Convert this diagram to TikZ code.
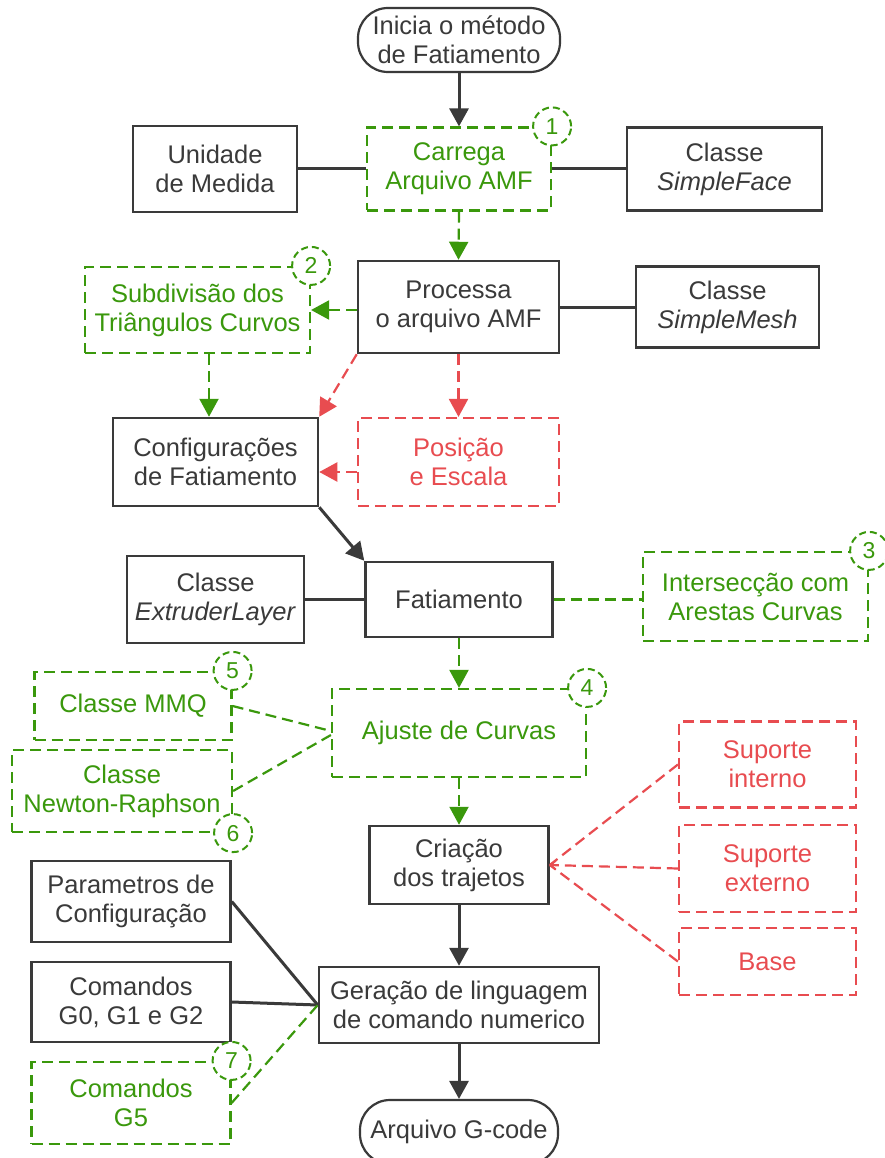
\documentclass[tikz,border=0pt]{standalone}
\usepackage{fontspec}
\setmainfont{Liberation Sans}
\usetikzlibrary{arrows.meta,calc}
\definecolor{dk}{RGB}{58,58,58}
\definecolor{gr}{RGB}{58,152,12}
\definecolor{rd}{RGB}{232,76,80}
\tikzset{
  base/.style={rectangle,inner sep=0pt,align=center,font=\fontsize{25.5}{29}\selectfont},
  sbox/.style={base,draw=dk,line width=2.5pt,text=dk},
  gbox/.style={base,draw=gr,line width=2.2pt,text=gr,dash pattern=on 11pt off 6pt},
  rbox/.style={base,draw=rd,line width=2.2pt,text=rd,dash pattern=on 11pt off 6pt},
  term/.style={sbox,line width=2.2pt,rounded corners=30pt},
  circ/.style={circle,draw=gr,fill=white,line width=2pt,dash pattern=on 7pt off 4pt,
    minimum size=38pt,inner sep=0pt,text=gr,font=\fontsize{23}{25}\selectfont},
  dline/.style={draw=dk,line width=3pt},
  darr/.style={dline,-{Triangle[width=19pt,length=18pt]}},
  gline/.style={draw=gr,line width=2.2pt,dash pattern=on 11pt off 6pt},
  garr/.style={gline,-{Triangle[width=19pt,length=18pt]}},
  rline/.style={draw=rd,line width=2.2pt,dash pattern=on 11pt off 6pt},
  rarr/.style={rline,-{Triangle[width=19pt,length=18pt]}},
}
\begin{document}
\begin{tikzpicture}[x=1pt,y=-1pt]
\useasboundingbox (0,0) rectangle (885,1158);
\fill[white] (0,0) rectangle (885,1158);
% nodes
\node[term,minimum width=202pt,minimum height=64pt] (start) at (459,40) {Inicia o método\\de Fatiamento};
\node[sbox,minimum width=164pt,minimum height=86pt] (unid) at (215,169) {Unidade\\de Medida};
\node[gbox,minimum width=184pt,minimum height=83pt] (carrega) at (459,169) {Carrega\\Arquivo AMF};
\node[sbox,minimum width=195pt,minimum height=83pt] (sface) at (724.5,169) {Classe\\\textit{SimpleFace}};
\node[gbox,minimum width=225pt,minimum height=86pt] (sub) at (197.5,310) {Subdivisão dos\\Triângulos Curvos};
\node[sbox,minimum width=201pt,minimum height=92pt] (proc) at (458.5,307) {Processa\\o arquivo AMF};
\node[sbox,minimum width=183pt,minimum height=81pt] (smesh) at (727.5,307) {Classe\\\textit{SimpleMesh}};
\node[sbox,minimum width=205pt,minimum height=88pt] (conf) at (215.5,462) {Configurações\\de Fatiamento};
\node[rbox,minimum width=201pt,minimum height=88pt] (pos) at (458.5,462) {Posição\\e Escala};
\node[sbox,minimum width=187pt,minimum height=75pt] (fat) at (459,599.5) {Fatiamento};
\node[sbox,minimum width=177pt,minimum height=87pt] (ext) at (215.5,599.5) {Classe\\\textit{ExtruderLayer}};
\node[gbox,minimum width=225pt,minimum height=89pt] (inter) at (755.5,596.5) {Intersecção com\\Arestas Curvas};
\node[gbox,minimum width=254pt,minimum height=88pt] (ajuste) at (459,733) {Ajuste de Curvas};
\node[gbox,minimum width=197pt,minimum height=68pt] (mmq) at (133,706) {Classe MMQ};
\node[gbox,minimum width=220pt,minimum height=82pt] (newton) at (122,791) {Classe\\Newton-Raphson};
\node[sbox,minimum width=179pt,minimum height=78pt] (cria) at (459,865) {Criação\\dos trajetos};
\node[rbox,minimum width=177pt,minimum height=86pt] (supi) at (767.5,764.5) {Suporte\\interno};
\node[rbox,minimum width=177pt,minimum height=87pt] (supe) at (767.5,868.5) {Suporte\\externo};
\node[rbox,minimum width=177pt,minimum height=67pt] (basen) at (767.5,961.5) {Base};
\node[sbox,minimum width=199pt,minimum height=81pt] (param) at (131,901.5) {Parametros de\\Configuração};
\node[sbox,minimum width=199pt,minimum height=80pt] (g0) at (131,1002) {Comandos\\G0, G1 e G2};
\node[gbox,minimum width=199pt,minimum height=82pt] (g5) at (131,1103) {Comandos\\G5};
\node[sbox,minimum width=280pt,minimum height=76pt] (ger) at (459,1005) {Geração de linguagem\\de comando numerico};
\node[term,minimum width=198pt,minimum height=64pt] (fim) at (459,1132) {Arquivo G-code};
% helper coordinates
\coordinate (xa) at (209,0);
\coordinate (ya) at (0,472);
% connectors
\draw[darr] (start.south) -- (carrega.north);
\draw[dline] (unid.east) -- (carrega.west);
\draw[dline] (carrega.east) -- (sface.west);
\draw[garr] (carrega.south) -- (proc.north);
\draw[dline] (proc.east) -- (smesh.west);
\draw[garr] (proc.west |- sub.east) -- (sub.east);
\draw[garr] (sub.south -| xa) -- (conf.north -| xa);
\draw[rarr] (proc.south west) -- (conf.north east);
\draw[rarr] (proc.south) -- (pos.north);
\draw[rarr] (pos.west |- ya) -- (conf.east |- ya);
\draw[darr] (conf.south east) -- (fat.north west);
\draw[dline] (ext.east) -- (fat.west);
\draw[gline] (fat.east) -- (inter.west |- fat.east);
\draw[garr] (fat.south) -- (ajuste.north);
\draw[gline] (mmq.east) -- ([yshift=2pt]ajuste.west);
\draw[gline] (newton.east) -- ([yshift=-2pt]ajuste.west);
\draw[garr] (ajuste.south) -- (cria.north);
\draw[rline] (supi.west) -- (cria.east);
\draw[rline,-{Straight Barb[length=5pt,width=9pt,line width=1.5pt]}] (supe.west) -- (cria.east);
\draw[rline] (basen.west) -- (cria.east);
\draw[darr] (cria.south) -- (ger.north);
\draw[darr] (ger.south) -- (fim.north);
\draw[dline] (param.east) -- (ger.west);
\draw[dline] (g0.east) -- (ger.west);
\draw[gline] (g5.east) -- (ger.west);
% numbered circles
\node[circ] (n1) at (carrega.north east) {1};
\node[circ] (n2) at (sub.north east) {2};
\node[circ] (n3) at (inter.north east) {3};
\node[circ] (n4) at (ajuste.north east) {4};
\node[circ] (n5) at (mmq.north east) {5};
\node[circ] (n6) at (newton.south east) {6};
\node[circ] (n7) at (g5.north east) {7};
\end{tikzpicture}
\end{document}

═══

**Exercise details:**
Write the lines above out again exactly, without any of their pictures.

**Correct answer:**
Convert this diagram to TikZ code.
\documentclass[tikz,border=0pt]{standalone}
\usepackage{fontspec}
\setmainfont{Liberation Sans}
\usetikzlibrary{arrows.meta,calc}
\definecolor{dk}{RGB}{58,58,58}
\definecolor{gr}{RGB}{58,152,12}
\definecolor{rd}{RGB}{232,76,80}
\tikzset{
  base/.style={rectangle,inner sep=0pt,align=center,font=\fontsize{25.5}{29}\selectfont},
  sbox/.style={base,draw=dk,line width=2.5pt,text=dk},
  gbox/.style={base,draw=gr,line width=2.2pt,text=gr,dash pattern=on 11pt off 6pt},
  rbox/.style={base,draw=rd,line width=2.2pt,text=rd,dash pattern=on 11pt off 6pt},
  term/.style={sbox,line width=2.2pt,rounded corners=30pt},
  circ/.style={circle,draw=gr,fill=white,line width=2pt,dash pattern=on 7pt off 4pt,
    minimum size=38pt,inner sep=0pt,text=gr,font=\fontsize{23}{25}\selectfont},
  dline/.style={draw=dk,line width=3pt},
  darr/.style={dline,-{Triangle[width=19pt,length=18pt]}},
  gline/.style={draw=gr,line width=2.2pt,dash pattern=on 11pt off 6pt},
  garr/.style={gline,-{Triangle[width=19pt,length=18pt]}},
  rline/.style={draw=rd,line width=2.2pt,dash pattern=on 11pt off 6pt},
  rarr/.style={rline,-{Triangle[width=19pt,length=18pt]}},
}
\begin{document}
\begin{tikzpicture}[x=1pt,y=-1pt]
\useasboundingbox (0,0) rectangle (885,1158);
\fill[white] (0,0) rectangle (885,1158);
% nodes
\node[term,minimum width=202pt,minimum height=64pt] (start) at (459,40) {Inicia o método\\de Fatiamento};
\node[sbox,minimum width=164pt,minimum height=86pt] (unid) at (215,169) {Unidade\\de Medida};
\node[gbox,minimum width=184pt,minimum height=83pt] (carrega) at (459,169) {Carrega\\Arquivo AMF};
\node[sbox,minimum width=195pt,minimum height=83pt] (sface) at (724.5,169) {Classe\\\textit{SimpleFace}};
\node[gbox,minimum width=225pt,minimum height=86pt] (sub) at (197.5,310) {Subdivisão dos\\Triângulos Curvos};
\node[sbox,minimum width=201pt,minimum height=92pt] (proc) at (458.5,307) {Processa\\o arquivo AMF};
\node[sbox,minimum width=183pt,minimum height=81pt] (smesh) at (727.5,307) {Classe\\\textit{SimpleMesh}};
\node[sbox,minimum width=205pt,minimum height=88pt] (conf) at (215.5,462) {Configurações\\de Fatiamento};
\node[rbox,minimum width=201pt,minimum height=88pt] (pos) at (458.5,462) {Posição\\e Escala};
\node[sbox,minimum width=187pt,minimum height=75pt] (fat) at (459,599.5) {Fatiamento};
\node[sbox,minimum width=177pt,minimum height=87pt] (ext) at (215.5,599.5) {Classe\\\textit{ExtruderLayer}};
\node[gbox,minimum width=225pt,minimum height=89pt] (inter) at (755.5,596.5) {Intersecção com\\Arestas Curvas};
\node[gbox,minimum width=254pt,minimum height=88pt] (ajuste) at (459,733) {Ajuste de Curvas};
\node[gbox,minimum width=197pt,minimum height=68pt] (mmq) at (133,706) {Classe MMQ};
\node[gbox,minimum width=220pt,minimum height=82pt] (newton) at (122,791) {Classe\\Newton-Raphson};
\node[sbox,minimum width=179pt,minimum height=78pt] (cria) at (459,865) {Criação\\dos trajetos};
\node[rbox,minimum width=177pt,minimum height=86pt] (supi) at (767.5,764.5) {Suporte\\interno};
\node[rbox,minimum width=177pt,minimum height=87pt] (supe) at (767.5,868.5) {Suporte\\externo};
\node[rbox,minimum width=177pt,minimum height=67pt] (basen) at (767.5,961.5) {Base};
\node[sbox,minimum width=199pt,minimum height=81pt] (param) at (131,901.5) {Parametros de\\Configuração};
\node[sbox,minimum width=199pt,minimum height=80pt] (g0) at (131,1002) {Comandos\\G0, G1 e G2};
\node[gbox,minimum width=199pt,minimum height=82pt] (g5) at (131,1103) {Comandos\\G5};
\node[sbox,minimum width=280pt,minimum height=76pt] (ger) at (459,1005) {Geração de linguagem\\de comando numerico};
\node[term,minimum width=198pt,minimum height=64pt] (fim) at (459,1132) {Arquivo G-code};
% helper coordinates
\coordinate (xa) at (209,0);
\coordinate (ya) at (0,472);
% connectors
\draw[darr] (start.south) -- (carrega.north);
\draw[dline] (unid.east) -- (carrega.west);
\draw[dline] (carrega.east) -- (sface.west);
\draw[garr] (carrega.south) -- (proc.north);
\draw[dline] (proc.east) -- (smesh.west);
\draw[garr] (proc.west |- sub.east) -- (sub.east);
\draw[garr] (sub.south -| xa) -- (conf.north -| xa);
\draw[rarr] (proc.south west) -- (conf.north east);
\draw[rarr] (proc.south) -- (pos.north);
\draw[rarr] (pos.west |- ya) -- (conf.east |- ya);
\draw[darr] (conf.south east) -- (fat.north west);
\draw[dline] (ext.east) -- (fat.west);
\draw[gline] (fat.east) -- (inter.west |- fat.east);
\draw[garr] (fat.south) -- (ajuste.north);
\draw[gline] (mmq.east) -- ([yshift=2pt]ajuste.west);
\draw[gline] (newton.east) -- ([yshift=-2pt]ajuste.west);
\draw[garr] (ajuste.south) -- (cria.north);
\draw[rline] (supi.west) -- (cria.east);
\draw[rline,-{Straight Barb[length=5pt,width=9pt,line width=1.5pt]}] (supe.west) -- (cria.east);
\draw[rline] (basen.west) -- (cria.east);
\draw[darr] (cria.south) -- (ger.north);
\draw[darr] (ger.south) -- (fim.north);
\draw[dline] (param.east) -- (ger.west);
\draw[dline] (g0.east) -- (ger.west);
\draw[gline] (g5.east) -- (ger.west);
% numbered circles
\node[circ] (n1) at (carrega.north east) {1};
\node[circ] (n2) at (sub.north east) {2};
\node[circ] (n3) at (inter.north east) {3};
\node[circ] (n4) at (ajuste.north east) {4};
\node[circ] (n5) at (mmq.north east) {5};
\node[circ] (n6) at (newton.south east) {6};
\node[circ] (n7) at (g5.north east) {7};
\end{tikzpicture}
\end{document}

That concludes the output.